▸ **What the exercise asks**: Quote every line of the material beneath this one.
___ Given records
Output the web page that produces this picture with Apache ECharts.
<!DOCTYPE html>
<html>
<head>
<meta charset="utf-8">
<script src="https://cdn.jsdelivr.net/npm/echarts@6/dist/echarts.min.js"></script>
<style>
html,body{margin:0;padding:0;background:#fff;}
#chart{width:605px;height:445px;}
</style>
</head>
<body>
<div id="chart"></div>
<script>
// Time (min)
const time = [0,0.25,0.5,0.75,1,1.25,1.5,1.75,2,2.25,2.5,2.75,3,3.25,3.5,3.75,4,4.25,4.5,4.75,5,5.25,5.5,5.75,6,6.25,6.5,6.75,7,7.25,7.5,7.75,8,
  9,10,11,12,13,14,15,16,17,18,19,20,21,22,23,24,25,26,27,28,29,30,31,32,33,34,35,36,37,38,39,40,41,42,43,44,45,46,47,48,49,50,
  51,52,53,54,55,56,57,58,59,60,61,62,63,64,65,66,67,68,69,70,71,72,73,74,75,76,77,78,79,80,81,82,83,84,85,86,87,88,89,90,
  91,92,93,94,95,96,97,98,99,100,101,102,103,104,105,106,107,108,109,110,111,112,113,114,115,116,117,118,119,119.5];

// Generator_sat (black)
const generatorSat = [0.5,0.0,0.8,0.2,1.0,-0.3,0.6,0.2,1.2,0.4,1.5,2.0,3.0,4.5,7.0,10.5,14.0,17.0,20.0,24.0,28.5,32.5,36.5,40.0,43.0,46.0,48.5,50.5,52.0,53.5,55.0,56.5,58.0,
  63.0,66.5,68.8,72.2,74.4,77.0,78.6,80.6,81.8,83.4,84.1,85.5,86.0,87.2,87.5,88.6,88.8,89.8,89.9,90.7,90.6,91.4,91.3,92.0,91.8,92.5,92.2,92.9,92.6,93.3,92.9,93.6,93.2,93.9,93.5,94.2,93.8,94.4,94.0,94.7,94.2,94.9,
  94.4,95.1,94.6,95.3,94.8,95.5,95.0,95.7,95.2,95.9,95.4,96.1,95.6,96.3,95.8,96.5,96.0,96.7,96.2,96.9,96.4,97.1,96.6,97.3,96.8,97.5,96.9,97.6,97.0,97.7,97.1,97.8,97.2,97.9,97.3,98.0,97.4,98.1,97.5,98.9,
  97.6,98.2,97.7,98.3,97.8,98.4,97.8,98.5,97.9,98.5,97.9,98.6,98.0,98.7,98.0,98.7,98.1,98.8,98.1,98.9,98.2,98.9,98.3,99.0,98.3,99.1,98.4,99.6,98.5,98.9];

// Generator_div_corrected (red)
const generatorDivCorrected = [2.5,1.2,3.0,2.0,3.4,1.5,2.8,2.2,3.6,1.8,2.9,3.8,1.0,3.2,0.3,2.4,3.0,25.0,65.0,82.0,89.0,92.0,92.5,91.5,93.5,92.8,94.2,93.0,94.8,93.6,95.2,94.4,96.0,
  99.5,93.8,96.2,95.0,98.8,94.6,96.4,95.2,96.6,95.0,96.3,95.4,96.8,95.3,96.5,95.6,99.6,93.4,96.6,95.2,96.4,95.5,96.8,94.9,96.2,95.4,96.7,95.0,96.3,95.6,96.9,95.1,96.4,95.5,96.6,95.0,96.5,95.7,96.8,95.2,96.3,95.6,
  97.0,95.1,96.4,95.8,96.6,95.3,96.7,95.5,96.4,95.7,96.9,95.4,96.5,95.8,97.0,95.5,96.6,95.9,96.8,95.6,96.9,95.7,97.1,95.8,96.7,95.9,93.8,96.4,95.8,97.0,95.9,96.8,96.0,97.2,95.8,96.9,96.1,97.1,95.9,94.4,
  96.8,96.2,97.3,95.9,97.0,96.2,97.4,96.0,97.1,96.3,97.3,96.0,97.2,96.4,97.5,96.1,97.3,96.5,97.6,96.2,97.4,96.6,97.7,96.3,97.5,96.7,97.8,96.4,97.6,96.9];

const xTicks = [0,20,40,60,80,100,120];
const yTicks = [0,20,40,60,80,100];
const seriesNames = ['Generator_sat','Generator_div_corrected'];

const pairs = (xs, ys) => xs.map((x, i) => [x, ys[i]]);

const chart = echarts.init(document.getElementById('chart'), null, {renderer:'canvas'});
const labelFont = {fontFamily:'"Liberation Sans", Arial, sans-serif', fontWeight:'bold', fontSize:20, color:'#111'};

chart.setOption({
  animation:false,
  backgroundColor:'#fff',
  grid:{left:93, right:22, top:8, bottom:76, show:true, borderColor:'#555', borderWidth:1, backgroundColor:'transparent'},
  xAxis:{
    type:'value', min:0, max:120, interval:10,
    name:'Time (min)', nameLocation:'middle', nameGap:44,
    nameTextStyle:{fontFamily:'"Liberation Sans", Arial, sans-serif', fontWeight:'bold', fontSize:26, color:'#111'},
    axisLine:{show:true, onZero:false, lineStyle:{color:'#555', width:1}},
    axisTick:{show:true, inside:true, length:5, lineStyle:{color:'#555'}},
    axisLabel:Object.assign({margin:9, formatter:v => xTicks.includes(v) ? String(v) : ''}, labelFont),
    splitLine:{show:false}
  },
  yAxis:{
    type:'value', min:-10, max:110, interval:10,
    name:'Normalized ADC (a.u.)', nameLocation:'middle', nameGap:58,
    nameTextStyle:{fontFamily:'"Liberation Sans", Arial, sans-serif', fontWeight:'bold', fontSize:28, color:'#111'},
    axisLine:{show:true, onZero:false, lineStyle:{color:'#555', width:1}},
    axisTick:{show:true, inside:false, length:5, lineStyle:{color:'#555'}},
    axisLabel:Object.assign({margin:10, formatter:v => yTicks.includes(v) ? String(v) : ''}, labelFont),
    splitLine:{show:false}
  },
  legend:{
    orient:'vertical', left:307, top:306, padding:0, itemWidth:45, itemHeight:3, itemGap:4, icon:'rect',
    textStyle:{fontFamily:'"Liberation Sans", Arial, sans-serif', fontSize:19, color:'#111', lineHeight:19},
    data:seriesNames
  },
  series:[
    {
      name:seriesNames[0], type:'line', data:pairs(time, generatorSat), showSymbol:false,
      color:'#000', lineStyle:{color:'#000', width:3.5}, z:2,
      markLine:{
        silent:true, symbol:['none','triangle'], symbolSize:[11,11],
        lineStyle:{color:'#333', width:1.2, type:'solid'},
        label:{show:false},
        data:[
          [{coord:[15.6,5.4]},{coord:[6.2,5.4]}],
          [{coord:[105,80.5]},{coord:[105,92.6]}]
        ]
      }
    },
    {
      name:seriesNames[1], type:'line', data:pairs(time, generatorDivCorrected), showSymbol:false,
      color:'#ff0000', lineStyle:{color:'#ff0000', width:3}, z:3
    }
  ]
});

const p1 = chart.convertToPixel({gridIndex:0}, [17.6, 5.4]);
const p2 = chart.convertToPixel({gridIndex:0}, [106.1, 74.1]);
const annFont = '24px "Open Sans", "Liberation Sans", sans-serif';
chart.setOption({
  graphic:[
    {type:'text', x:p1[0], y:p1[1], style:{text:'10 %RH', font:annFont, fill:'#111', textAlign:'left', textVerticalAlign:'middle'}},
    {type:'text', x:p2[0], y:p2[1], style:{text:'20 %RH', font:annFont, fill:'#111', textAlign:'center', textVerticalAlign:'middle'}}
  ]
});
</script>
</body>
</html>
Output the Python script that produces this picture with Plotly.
______
▸ **Correct answer**:
Output the web page that produces this picture with Apache ECharts.
<!DOCTYPE html>
<html>
<head>
<meta charset="utf-8">
<script src="https://cdn.jsdelivr.net/npm/echarts@6/dist/echarts.min.js"></script>
<style>
html,body{margin:0;padding:0;background:#fff;}
#chart{width:605px;height:445px;}
</style>
</head>
<body>
<div id="chart"></div>
<script>
// Time (min)
const time = [0,0.25,0.5,0.75,1,1.25,1.5,1.75,2,2.25,2.5,2.75,3,3.25,3.5,3.75,4,4.25,4.5,4.75,5,5.25,5.5,5.75,6,6.25,6.5,6.75,7,7.25,7.5,7.75,8,
  9,10,11,12,13,14,15,16,17,18,19,20,21,22,23,24,25,26,27,28,29,30,31,32,33,34,35,36,37,38,39,40,41,42,43,44,45,46,47,48,49,50,
  51,52,53,54,55,56,57,58,59,60,61,62,63,64,65,66,67,68,69,70,71,72,73,74,75,76,77,78,79,80,81,82,83,84,85,86,87,88,89,90,
  91,92,93,94,95,96,97,98,99,100,101,102,103,104,105,106,107,108,109,110,111,112,113,114,115,116,117,118,119,119.5];

// Generator_sat (black)
const generatorSat = [0.5,0.0,0.8,0.2,1.0,-0.3,0.6,0.2,1.2,0.4,1.5,2.0,3.0,4.5,7.0,10.5,14.0,17.0,20.0,24.0,28.5,32.5,36.5,40.0,43.0,46.0,48.5,50.5,52.0,53.5,55.0,56.5,58.0,
  63.0,66.5,68.8,72.2,74.4,77.0,78.6,80.6,81.8,83.4,84.1,85.5,86.0,87.2,87.5,88.6,88.8,89.8,89.9,90.7,90.6,91.4,91.3,92.0,91.8,92.5,92.2,92.9,92.6,93.3,92.9,93.6,93.2,93.9,93.5,94.2,93.8,94.4,94.0,94.7,94.2,94.9,
  94.4,95.1,94.6,95.3,94.8,95.5,95.0,95.7,95.2,95.9,95.4,96.1,95.6,96.3,95.8,96.5,96.0,96.7,96.2,96.9,96.4,97.1,96.6,97.3,96.8,97.5,96.9,97.6,97.0,97.7,97.1,97.8,97.2,97.9,97.3,98.0,97.4,98.1,97.5,98.9,
  97.6,98.2,97.7,98.3,97.8,98.4,97.8,98.5,97.9,98.5,97.9,98.6,98.0,98.7,98.0,98.7,98.1,98.8,98.1,98.9,98.2,98.9,98.3,99.0,98.3,99.1,98.4,99.6,98.5,98.9];

// Generator_div_corrected (red)
const generatorDivCorrected = [2.5,1.2,3.0,2.0,3.4,1.5,2.8,2.2,3.6,1.8,2.9,3.8,1.0,3.2,0.3,2.4,3.0,25.0,65.0,82.0,89.0,92.0,92.5,91.5,93.5,92.8,94.2,93.0,94.8,93.6,95.2,94.4,96.0,
  99.5,93.8,96.2,95.0,98.8,94.6,96.4,95.2,96.6,95.0,96.3,95.4,96.8,95.3,96.5,95.6,99.6,93.4,96.6,95.2,96.4,95.5,96.8,94.9,96.2,95.4,96.7,95.0,96.3,95.6,96.9,95.1,96.4,95.5,96.6,95.0,96.5,95.7,96.8,95.2,96.3,95.6,
  97.0,95.1,96.4,95.8,96.6,95.3,96.7,95.5,96.4,95.7,96.9,95.4,96.5,95.8,97.0,95.5,96.6,95.9,96.8,95.6,96.9,95.7,97.1,95.8,96.7,95.9,93.8,96.4,95.8,97.0,95.9,96.8,96.0,97.2,95.8,96.9,96.1,97.1,95.9,94.4,
  96.8,96.2,97.3,95.9,97.0,96.2,97.4,96.0,97.1,96.3,97.3,96.0,97.2,96.4,97.5,96.1,97.3,96.5,97.6,96.2,97.4,96.6,97.7,96.3,97.5,96.7,97.8,96.4,97.6,96.9];

const xTicks = [0,20,40,60,80,100,120];
const yTicks = [0,20,40,60,80,100];
const seriesNames = ['Generator_sat','Generator_div_corrected'];

const pairs = (xs, ys) => xs.map((x, i) => [x, ys[i]]);

const chart = echarts.init(document.getElementById('chart'), null, {renderer:'canvas'});
const labelFont = {fontFamily:'"Liberation Sans", Arial, sans-serif', fontWeight:'bold', fontSize:20, color:'#111'};

chart.setOption({
  animation:false,
  backgroundColor:'#fff',
  grid:{left:93, right:22, top:8, bottom:76, show:true, borderColor:'#555', borderWidth:1, backgroundColor:'transparent'},
  xAxis:{
    type:'value', min:0, max:120, interval:10,
    name:'Time (min)', nameLocation:'middle', nameGap:44,
    nameTextStyle:{fontFamily:'"Liberation Sans", Arial, sans-serif', fontWeight:'bold', fontSize:26, color:'#111'},
    axisLine:{show:true, onZero:false, lineStyle:{color:'#555', width:1}},
    axisTick:{show:true, inside:true, length:5, lineStyle:{color:'#555'}},
    axisLabel:Object.assign({margin:9, formatter:v => xTicks.includes(v) ? String(v) : ''}, labelFont),
    splitLine:{show:false}
  },
  yAxis:{
    type:'value', min:-10, max:110, interval:10,
    name:'Normalized ADC (a.u.)', nameLocation:'middle', nameGap:58,
    nameTextStyle:{fontFamily:'"Liberation Sans", Arial, sans-serif', fontWeight:'bold', fontSize:28, color:'#111'},
    axisLine:{show:true, onZero:false, lineStyle:{color:'#555', width:1}},
    axisTick:{show:true, inside:false, length:5, lineStyle:{color:'#555'}},
    axisLabel:Object.assign({margin:10, formatter:v => yTicks.includes(v) ? String(v) : ''}, labelFont),
    splitLine:{show:false}
  },
  legend:{
    orient:'vertical', left:307, top:306, padding:0, itemWidth:45, itemHeight:3, itemGap:4, icon:'rect',
    textStyle:{fontFamily:'"Liberation Sans", Arial, sans-serif', fontSize:19, color:'#111', lineHeight:19},
    data:seriesNames
  },
  series:[
    {
      name:seriesNames[0], type:'line', data:pairs(time, generatorSat), showSymbol:false,
      color:'#000', lineStyle:{color:'#000', width:3.5}, z:2,
      markLine:{
        silent:true, symbol:['none','triangle'], symbolSize:[11,11],
        lineStyle:{color:'#333', width:1.2, type:'solid'},
        label:{show:false},
        data:[
          [{coord:[15.6,5.4]},{coord:[6.2,5.4]}],
          [{coord:[105,80.5]},{coord:[105,92.6]}]
        ]
      }
    },
    {
      name:seriesNames[1], type:'line', data:pairs(time, generatorDivCorrected), showSymbol:false,
      color:'#ff0000', lineStyle:{color:'#ff0000', width:3}, z:3
    }
  ]
});

const p1 = chart.convertToPixel({gridIndex:0}, [17.6, 5.4]);
const p2 = chart.convertToPixel({gridIndex:0}, [106.1, 74.1]);
const annFont = '24px "Open Sans", "Liberation Sans", sans-serif';
chart.setOption({
  graphic:[
    {type:'text', x:p1[0], y:p1[1], style:{text:'10 %RH', font:annFont, fill:'#111', textAlign:'left', textVerticalAlign:'middle'}},
    {type:'text', x:p2[0], y:p2[1], style:{text:'20 %RH', font:annFont, fill:'#111', textAlign:'center', textVerticalAlign:'middle'}}
  ]
});
</script>
</body>
</html>
Output the Python script that produces this picture with Plotly.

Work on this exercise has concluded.